TRAINING KIDS FOR TERROR
Prosecutor: Dad at ‘filthy’ compound prepped children to commit school shootings
The son of a controversial Brooklyn imam tied to the 1993 World Trade Center bombing was training children on a “filthy and disgusting” New Mexico compound to carry out school shootings, according to prosecutors.
Siraj Ibn Wahhaj, 39, the son of Imam Siraj Wahhaj, whom feds have called an “unindicted co-conspirator” to the 1993 World Trade Center bombing, told Taos County prosecutors that he was training 11 children found starving on the squalid grounds to carry out spree killings like the massacres at Columbine, Sandy Hook or Majory Stoneman Douglas High School.
Authorities busted the radical son during a search for his own boy, 4-year-old Abdul-ghani Wahhaj, whose remains cops believe they found on the compound.
“He poses a great danger to the children found on the property as well as a threat to the community as a whole due to the presence of firearms and his intent to use these firearms in a violent and illegal manner,” prosecutor Timothy Hasson wrote in an application to hold Wahhaj without bail, which was granted.

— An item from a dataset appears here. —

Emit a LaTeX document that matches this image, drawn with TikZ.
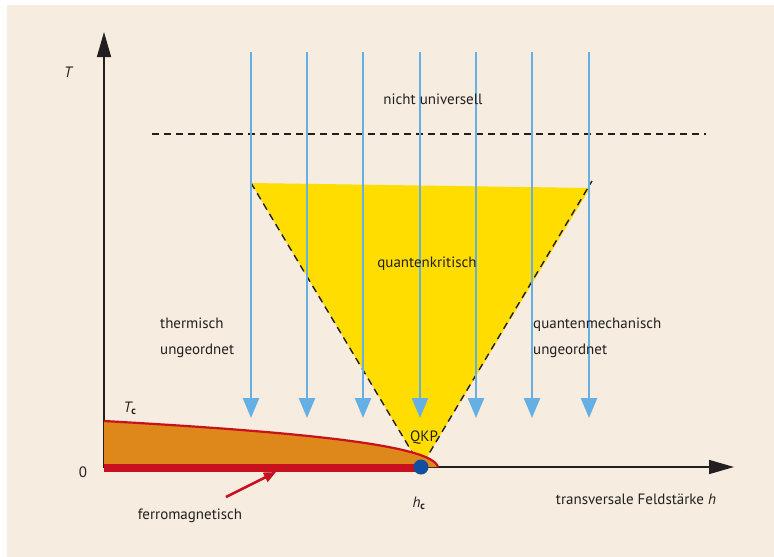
\documentclass[tikz,border=0pt]{standalone}
\usepackage{fontspec}
\setmainfont{PT Sans}
\usetikzlibrary{arrows.meta}
\definecolor{diagcolor0001}{RGB}{246,236,223}
\definecolor{diagcolor0002}{RGB}{255,221,0}
\definecolor{diagcolor0003}{RGB}{222,135,26}
\definecolor{diagcolor0004}{RGB}{200,16,30}
\definecolor{diagcolor0005}{RGB}{100,176,228}
\definecolor{diagcolor0006}{RGB}{16,78,160}
\definecolor{diagcolor0007}{RGB}{35,31,32}

\begin{document}
\begin{tikzpicture}[yscale=-1
,font=\fontsize{15}{18}\selectfont
,dstyle0/.style={fill=diagcolor0001,draw=none}
,dstyle1/.style={color=diagcolor0007,line width=1.5pt,-{Triangle[length=25pt,width=14pt]}}
,dstyle2/.style={color=diagcolor0005,line width=2.5pt,-{Triangle[length=20pt,width=16pt]}}
,dstyle3/.style={color=diagcolor0007,line width=1.4pt,dash pattern=on 7pt off 5pt}
,dstyle4/.style={color=diagcolor0004,line width=2.2pt}
,dstyle5/.style={color=diagcolor0004,line width=2.5pt,-{Triangle[length=12pt,width=10pt]}}
,dstyle6/.style={color=diagcolor0007,inner sep=0}
,dstyle7/.style={dstyle6,anchor=west,align=left,font=\fontsize{15}{26}\selectfont}
]
\useasboundingbox (0pt,0pt) rectangle (774pt,557pt);
\fill[dstyle0] (7pt,5pt) rectangle (774pt,557pt);
% quantenkritischer Bereich
\fill[diagcolor0002] (251pt,183pt) -- (590pt,188pt) -- (421pt,467pt) -- cycle;
\draw[dstyle3] (251pt,183pt) -- (421pt,467pt) -- (592pt,181pt);
\draw[dstyle3] (152pt,134pt) -- (706pt,134pt);
% Achsen
\draw[dstyle1] (104pt,468pt) -- (104pt,32pt);
\draw[dstyle1] (104pt,467pt) -- (734pt,467pt);
% ferromagnetische Phase
\fill[diagcolor0003] (104pt,421pt) .. controls (300pt,432pt) and (432pt,445pt) .. (438pt,467pt) -- (104pt,467pt) -- cycle;
\draw[color=diagcolor0004,line width=8pt] (104pt,468pt) -- (421pt,468pt);
\draw[dstyle4] (104pt,421pt) .. controls (300pt,432pt) and (432pt,445pt) .. (438pt,467pt);
% Pfeile
\foreach \x in {251,307,363,420,476,532,589}
  \draw[dstyle2] (\x pt,52pt) -- (\x pt,418pt);
\fill[diagcolor0006] (421pt,467pt) circle (7.5pt);
\node[dstyle6] (qkp) at (424pt,438pt) {QKP};
\node[dstyle6] (lblT) at (68pt,72pt) {\itshape T};
\node[dstyle6] (lblzero) at (83pt,472pt) {0};
\node[dstyle6] (lblTc) at (130pt,408pt) {{\itshape T}\textsubscript{\bfseries c}};
\node[dstyle6] (lblhc) at (419pt,503pt) {{\itshape h}\textsubscript{\bfseries c}};
\node[dstyle6] (lblfield) at (636pt,499pt) {transversale Feldstärke {\itshape h}};
\node[dstyle6] (lblferro) at (190pt,516pt) {ferromagnetisch};
\node[dstyle6] (lblnonuniv) at (433pt,99pt) {nicht universell};
\node[dstyle6] (lblqcrit) at (427pt,264pt) {quantenkritisch};
\node[dstyle7] (lblthermal) at (160pt,338pt) {thermisch\\ungeordnet};
\node[dstyle7] (lblquantum) at (533pt,338pt) {quantenmechanisch\\ungeordnet};
\coordinate (ferrotail) at (226pt,497pt);
\coordinate (ferrotip) at (276pt,472pt);
\draw[dstyle5] (ferrotail) -- (ferrotip);
\end{tikzpicture}
\end{document}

The 39-year-old father was arrested along with his sisters Hujrah Wahhaj and Subhannah Wahhaj, who are believed to be the mothers of a group of children found impoverished at the improvised facility, which was covered in filth and without running water.
Another two adults, Lucas Morten and Jany Leville, were also arrested on child abuse charges in the case. They all have pleaded not guilty and are due back in court on Friday.
The raid on the compound was prompted by a monthslong search for little AbdulGhani Wahhaj, who went missing in Atlanta where he lives with his mother back in December.
Based on an informant’s tip, New Mexico authorities learned the boy was seen on the compound and got a warrant to search the property on Aug. 3.
They found Siraj Wahhaj armed to the teeth, carrying a loaded revolver in his pocket and five loaded 30-round magazines in pouches on his belt. Within arms reach was an AR-15 rifle. Officers found four more guns in the bedroom of a shack on the property.
The property which the group was squatting on was dug out with berms, tunnels and old tires. There was a buried trailer where some of the kids and adults slept.
Taos County Sheriff Jerry Hogrefe described the group as "heavily armed and considered extremists of the Muslim belief."
Hogrefe announced Wednesday morning that authorities had found the body believed to be 4-year-old Abdul-ghani Wahhaj on Tuesday after a second search of the property.
Investigators believe that Siraj Ibn Wahhaj drove the boy to the dusty training ground where he lived with another man, three women and the 11 malnourished kids.
An arrest warrant for Wahhaj claimed the father “wanted to perform an exorcism on the child,” but Ramzi clarified, telling CNN he’d been planning to perform a “ruqya” or an “Islamic practice involving prayer that is believed to help rid a body of illness.”
The women told authorities that they were forbidden by the men from talking about Abdul-ghani, but one of the children told cops that they had seen the boy dead on the property and witnessed Morten washing the boy’s body twice in a Muslim burial ritual.
Imam Siriaj Wahhaj, said he “was devastated that those remains could possibly be those of Abdul-Ghani,” according to a family spokesman.
The grandfather served as a character witness for convicted 1993 World Trade Center bombing ringleader Omar Abdel-Rahman. He was also the first Muslim to offer an opening prayer in front of the House of Representatives.
The children discovered living at the compound, many of them extremely malnourished, are now in state custody. They range in age from 1 to 15.